Chicago Reader - Highly Recommended
"...Even some excellent Heddas lack the color of life. The directors are either overawed by the play's status as a landmark of naturalist theater or determined to beatify the doomed rebels at its core or anxious lest we walk away without having taken Ibsen's feminist point. This staging by Kimberly Senior is up there with—and maybe beyond—the best I've seen, precisely because it doesn't settle for sanctity. Kate Fry is both nasty-funny and ridiculous in the title role—and so pissed off over the horrid pleasantness of her life that her every gesture becomes a howl restrained by decorum. The woman seems this close, at times, to going ninja on her parlor furniture."
Time Out Chicago - Highly Recommended
"...It's the monstrousness of Hedda's actions when she finally, flailingly decides to claim power over another person's fate-that of her former flame, the unrestrained and brilliant Eilert Lovborg (Mark L. Montgomery)-that makes her infuriating and fascinating. In an extraordinary yet unadorned performance, Fry details this balance with breathtaking results: self-involved but lacking self-awareness, flinty but fleetingly vulnerable, her Hedda is coolly captivating, wearing her inscrutability like a cloak against her inability to control her own fate-until she does. Hedda Gabler Tesman may bore herself to death, but Fry's work, and Senior's intimate, intelligent staging, are packed with bracing life."
ChicagoCritic - Highly Recommended
"...Director Kimberly Senior's smart casting produced several fine performances besides the excellent turn from Kate Fry. The rest of the "A" list Equity players include yeoman work from Sean Fortunato, Scott Parkinson and mark Montgomery. Jack Magaw's opulent set and Rachel Laritz's period perfect costumes add flavor to this riveting drama. Ibsen's terrific work is in good hands her. These players put on an 'actor's master class."
Around The Town Chicago - Highly Recommended
"...Writers Theatre, that little jewel in the North Shore's "downtown" Glencoe, just keeps bringing us quality theater, show after show, year after year. Some new works, some musicals and of greatest importance, classic plays, such as their current production, Henrik Ibsen's "Hedda Gabler", a story about a woman that was far ahead of her times. Smoothly directed by Kimberly Senior, this 2 hour and 40 minutes of theater never drags and never seems to bore. There is an old saying that "time flies when you are having fun" and indeed, while the outcome of this story is not one of fun, the trip to its end fits that bill of fare."

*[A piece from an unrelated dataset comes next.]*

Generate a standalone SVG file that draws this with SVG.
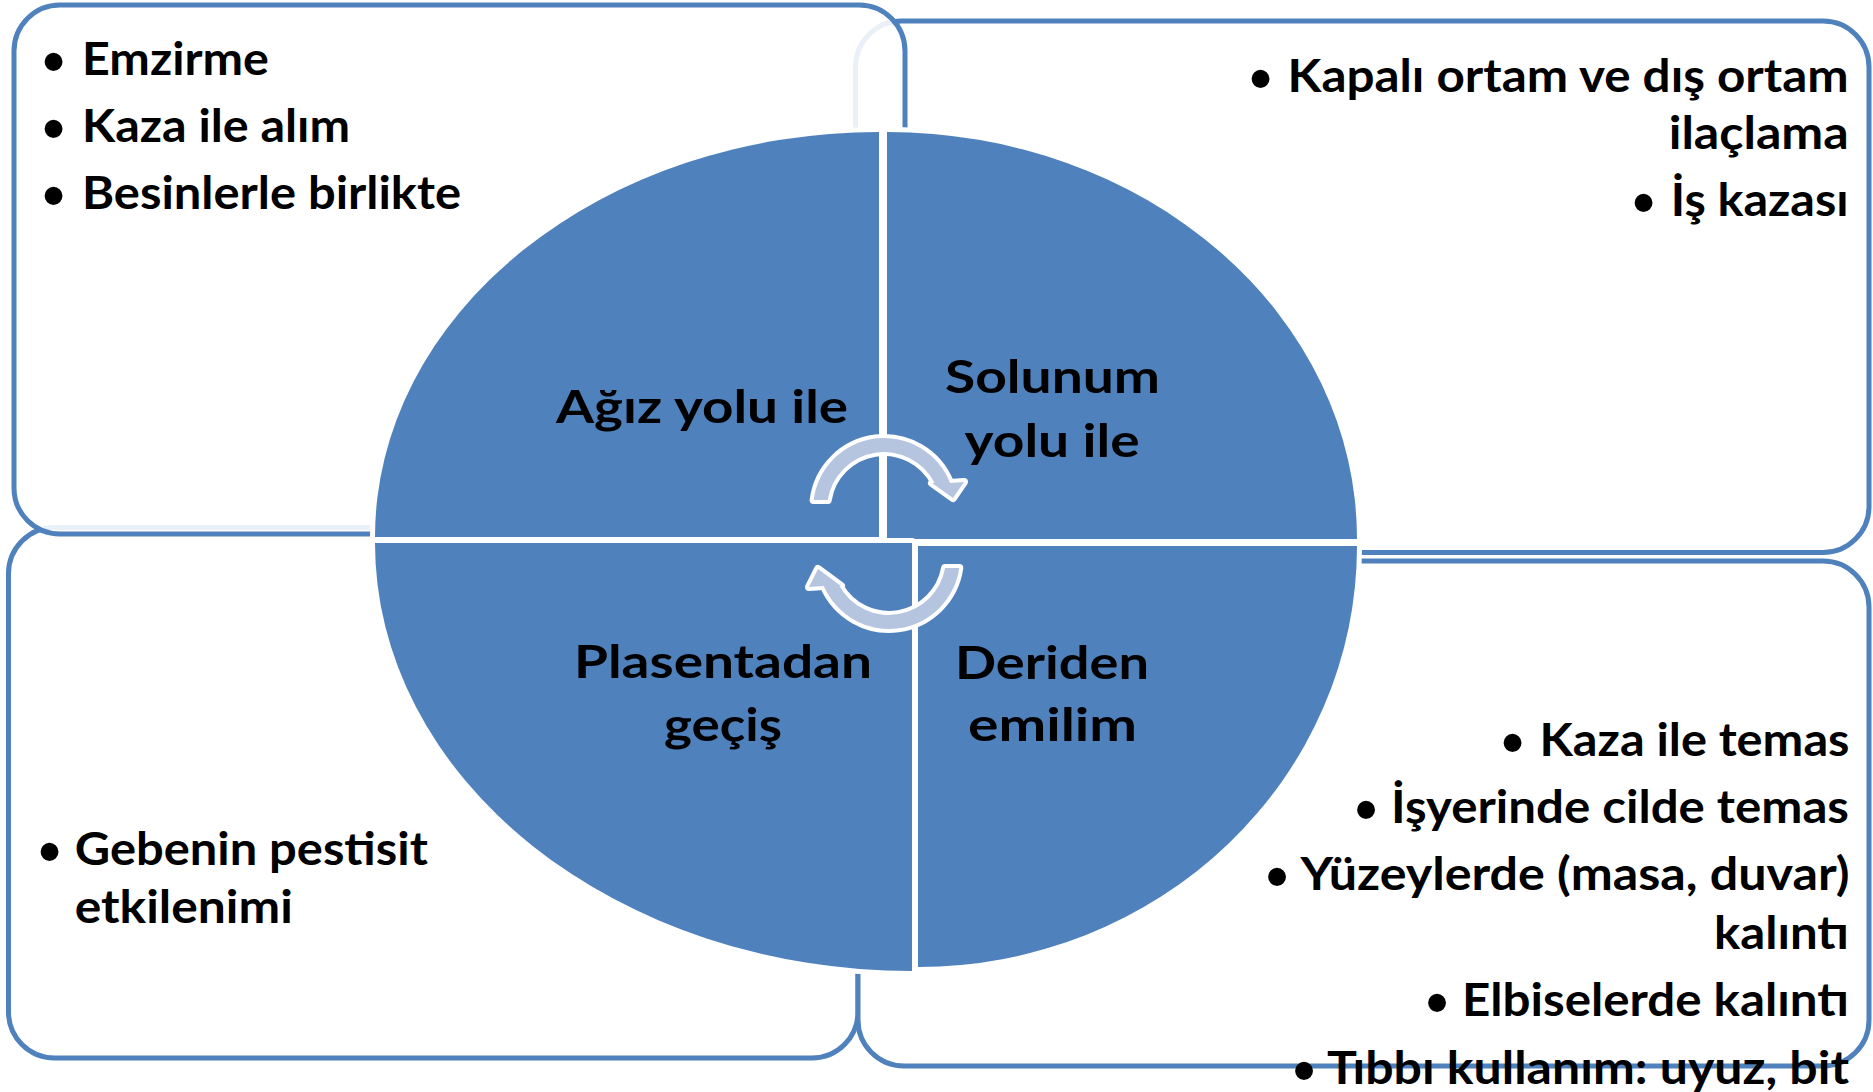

Chicagoland Theater Reviews - Highly Recommended
"...The spectator leaves the Writers Theatre pondering just what made Hedda tick. Was she born evil or victimized by a society that denied her legitimate outlets for her energy, or some perverse blend of multiple factors? The revival doesn't sugar coat Hedda's malignity but does give due regard to the social circumstances that drove her into a psychological corner. It is a role Kate Fry was born to play, further enhanced by the superbly well thought out complementary performances. The production concludes on a shocking note that will surprise even those viewers familiar with the play who think they know how it will end."